W.W.&F. Discussion Forum

Worldwide Narrow Gauges => Two Footers outside of the US => Topic started by: john d Stone on January 13, 2014, 09:42:38 PM

Title: Muchos grassiess
Post by: john d Stone on January 13, 2014, 09:42:38 PM
I was grazing through youtube again and harvested this video of the Bromberger Wirsitzer from last summer.
This film could be used as exhibit "A" for the case of not cutting the right of way!
Evidently, if you send an oversized LGB loco down through the weeds, it'll find track!
I don't suggest trying this with #10, but perhaps you could sneak one of those little Henschels over from Boothbay and turn it loose.
Surely that paint company didn't get all the W.W.&F rails.

http://youtu.be/TVQN9Bm7yaE

By the way, in looking at a website about this Polish museum (I'm not sure how I found it), apparently they have access to 43km of 60cm railway. I think that's about 115 in dog years!

Hope you enjoy it.

John
Title: Re: Muchos grassiess
Post by: Ira Schreiber on January 14, 2014, 04:29:23 PM
I really enjoyed the action between the steam locomotive and the box car behind. Notice the lack of couplers, just a doubled chain! The slack action was interesting. Typical Polish practice, just make do.
Title: Re: Muchos grassiess
Post by: john d Stone on January 14, 2014, 05:57:35 PM
Did you notice how the engine bobs up and down, especially when it seems they're working steam. Makes my back ache just watching it!
Around 4:40 I think I hear chickens, evidence of a fox population under control. Maybe they have some ex-patriots from the Rock Island in their track department.
I really wonder how they determine when tie replacement is needed!
Title: Re: Muchos grassiess
Post by: Ira Schreiber on January 14, 2014, 07:33:21 PM
I was amazed to find alot of concrete ties on the 60cm lines.
Title: Re: Muchos grassiess
Post by: john d Stone on January 14, 2014, 09:41:13 PM
I guess concrete ties would explain being able to knock down the weeds and start running trains after 20 years without the rails turning over!
In googling Bromberger Wirsitzer Kreisbahn, I was able to glean a few interesting stats; at its' height, the system had 256km of railroad. In 1955 they handled
1,474,000 passengers and 256,000 tons of freight! I'm not sure if those are metric tons, but I'm pretty sure those 1.5 million passengers are standard people!

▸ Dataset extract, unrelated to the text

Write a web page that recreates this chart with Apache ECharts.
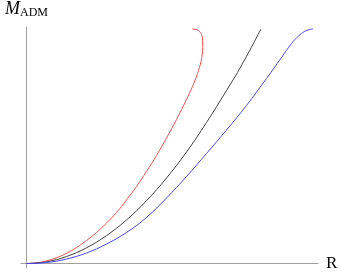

In the old days, engineers were taught to count the poles per minute to calculate their speed. I would think that impossible on this little pike.
Title: Re: Muchos grassiess
Post by: Mike Fox on January 14, 2014, 09:51:32 PM
Ok. You got me looking. I found a new track inspection velocipede.
http://www.youtube.com/watch?v=bO973nPqYqs (http://www.youtube.com/watch?v=bO973nPqYqs)
Title: Re: Muchos grassiess
Post by: Stewart "Start" Rhine on January 14, 2014, 10:07:23 PM
Count the poles?? ... I saw at least two in the cab   ;D
Title: Re: Muchos grassiess
Post by: Dave Buczkowski on January 14, 2014, 10:58:30 PM
Watch yourself there Stewart!
Title: Re: Muchos grassiess
Post by: john d Stone on January 15, 2014, 05:46:57 AM
I think they were speeding. In the first minute there must have been 30-40 Poles!
Title: Re: Muchos grassiess Brazil
Post by: Ira Schreiber on January 15, 2014, 03:39:00 PM
I found this on the Perus Portland Cement Company in Brazil.

http://www.mashpedia.com/videoplayer.php?q=5-uszh5mnSE


http://www.mashpedia.com/videoplayer.php?q=imh84brHo1Y
Title: Re: Muchos grassiess
Post by: john d Stone on January 17, 2014, 01:03:13 AM
Nice find, Ira!
That ten wheeler (I'm Pretty sure) in the first video looks similar to those Bagnalls in the Port Elizabeth South Africa article.
Looks like some heavy trains, perhaps those engines are a bit huskier than the Maine two foot prairies.

The second video confirms that ties are just for show, if you have hearty enough ground cover to hold the gauge! And I noticed at least one chicken, at about 6:10. Yet another tie into the Polish thread! ( I know chicken is "pollo" in Spanish, but they speak Portuguese in Brazil)
Looks a tad warmer than Maine, maybe July in Richmond!

What would you give for that spare parts lineup? I think I counted 6 locomotives, loads of archbar trucks and an interesting carcass of a railbus. I could poke around there all week. Probably just come back with tetanus.